When I have this Java code:

FileInputStream picture1 = new FileInputStream(getClass().getResource("/se/danielmartensson/pictures/computer.png").getFile());

Question: How can I tell Java the correct file path in JAR-file?

Answer 1

One thing to remember is that resources are not the same thing as files, despite the fact they appear quite similar—especially before packaging an application. Once you package an application those resource files become entries in a JAR file which, while they can be thought of as files, cannot be accessed in the same way as files. In particular, the java.io.File API does not understand how to read those entries. You can, however, access these entries through the URL returned by Class#getResource(String) or the InputStream returned by Class#getResourceAsStream(String) . Note the latter basically just finds the URL and, if it exists, calls URL#openStream() . The reason you can access JAR entries (ie resources) with the URL is due to the JarURLConnection and related classes; I won't go into detail about how URLs are handled by Java as that's out of scope for this answer.

Now, since you're trying to display an image in JavaFX I assume you're using the Image class. There are basically three ways you can tell an Image where the image resource is.

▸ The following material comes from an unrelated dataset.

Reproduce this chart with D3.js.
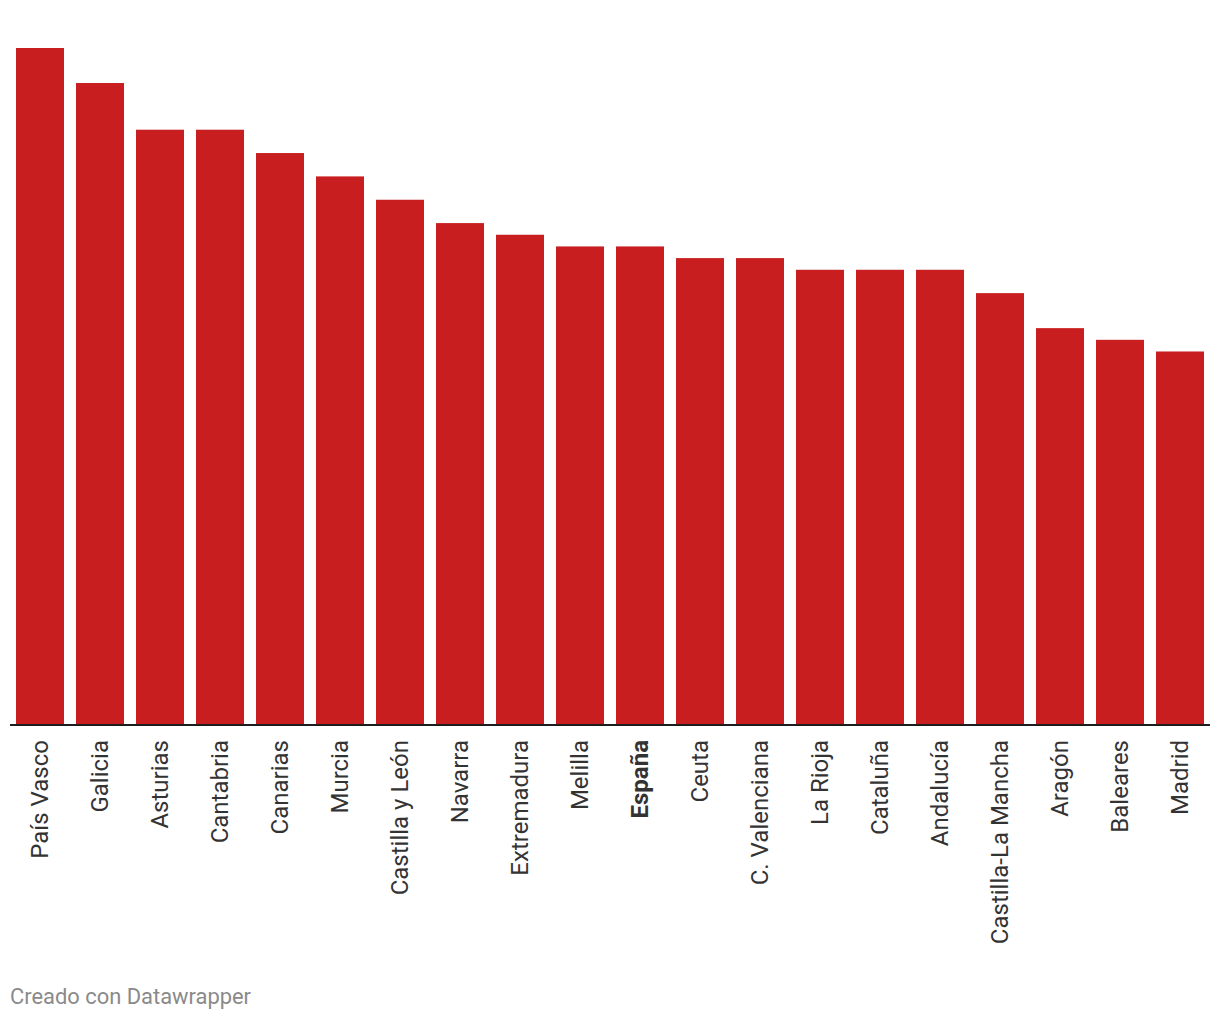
<!DOCTYPE html>
<html>
<head>
<meta charset="utf-8">
<script src="https://cdn.jsdelivr.net/npm/d3@7"></script>
<style>
  body { margin: 0; background: #fff; }
  text { font-family: Roboto, sans-serif; }
</style>
</head>
<body>
<div class="wrapper-svg"></div>
<script>
var regions = ['País Vasco', 'Galicia', 'Asturias', 'Cantabria', 'Canarias', 'Murcia',
    'Castilla y León', 'Navarra', 'Extremadura', 'Melilla', 'España', 'Ceuta',
    'C. Valenciana', 'La Rioja', 'Cataluña', 'Andalucía', 'Castilla-La Mancha',
    'Aragón', 'Baleares', 'Madrid'];
var values = [5.8, 5.5, 5.1, 5.1, 4.9, 4.7, 4.5, 4.3, 4.2, 4.1, 4.1, 4.0, 4.0,
    3.9, 3.9, 3.9, 3.7, 3.4, 3.3, 3.2];
var highlighted = ['España'];

var width = 1220, height = 1020;

var svg = d3.select('.wrapper-svg')
    .append('svg')
    .attr('width', width)
    .attr('height', height);

var x = d3.scaleBand()
    .domain(regions)
    .range([10, 1210])
    .paddingInner(0.2)
    .paddingOuter(0.1);

var y = d3.scaleLinear()
    .domain([0, d3.max(values)])
    .range([725, 48]);

svg.selectAll('rect.bar')
    .data(regions)
    .enter()
    .append('rect')
    .classed('bar', true)
    .attr('x', function(d) { return x(d); })
    .attr('y', function(d, i) { return y(values[i]); })
    .attr('width', x.bandwidth())
    .attr('height', function(d, i) { return y(0) - y(values[i]); })
    .attr('fill', '#c91e1f');

// eje inferior
var axis = svg.append('g')
    .attr('transform', 'translate(0,' + y(0) + ')')
    .call(d3.axisBottom(x).tickSize(0).tickPadding(0));

axis.select('.domain')
    .attr('d', 'M10,0H1210')
    .attr('stroke', '#1d1d1d')
    .attr('stroke-width', 2);

axis.selectAll('.tick text')
    .attr('transform', 'rotate(-90)')
    .attr('x', -15)
    .attr('y', 0)
    .attr('dy', '0.35em')
    .attr('text-anchor', 'end')
    .style('font-family', 'Roboto, sans-serif')
    .style('font-size', '24px')
    .style('fill', '#333')
    .style('font-weight', function(d) { return highlighted.indexOf(d) >= 0 ? 'bold' : 'normal'; });

svg.append('text')
    .text('Creado con Datawrapper')
    .attr('x', 10)
    .attr('y', 1004)
    .style('font-size', '21.9px')
    .style('fill', '#8a8a8a');
</script>
</body>
</html>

1. Use Image#<init>(String) where the argument URL has no scheme. In this case the class will treat the URL as a path relative to the root of the classpath and try to access the image accordingly. Basically, the argument is the same argument you'd give to Class#getResource(String) , except that the path must be absolute (ie not relative to any class). This behavior is documented by the Image class:

   All URLs supported by URL can be passed to the constructor. If the passed string is not a valid URL, but a path instead, the Image is searched on the classpath in that case.

   Note: If you're using modules then resource encapsulation comes into play when using this option. See GitHub Issue #441 .

2. Use the same constructor as used above but pass a valid URL (ie it has a scheme). When using a resource, you can simply convert the URL returned by Class#getResource(Sring) into a String using URL#toExternalForm() .

    Image image = new Image(getClass().getResource(...).toExternalForm()); 

   Note: You can also use URL#toString() which returns the same value.

3. Use Image#<init>(InputStream) . Here you can use Class#getResourceAsStream(String) . Don't forget to close the InputStream when done with it.

    try (InputStream is = getClass().getResourceAsStream(...)) { Image image = new Image(is); } 

All this assumes that the resources have been properly packaged in your JAR file when you built it. If that's not the case, follow the advice given by José Pereda in the question comments first.

---

Note that one can access the entries of a ZIP/JAR file using the java.util.zip.* API, the java.util.jar.* API, or the Java NIO's ZipFileSystemProvider . Each of these, especially the last option, allow you to access the entries of a ZIP/JAR file similar to actual files because they're designed specifically to do so. However, when using resources in an application you should stick with Class#getResource(String) and related methods.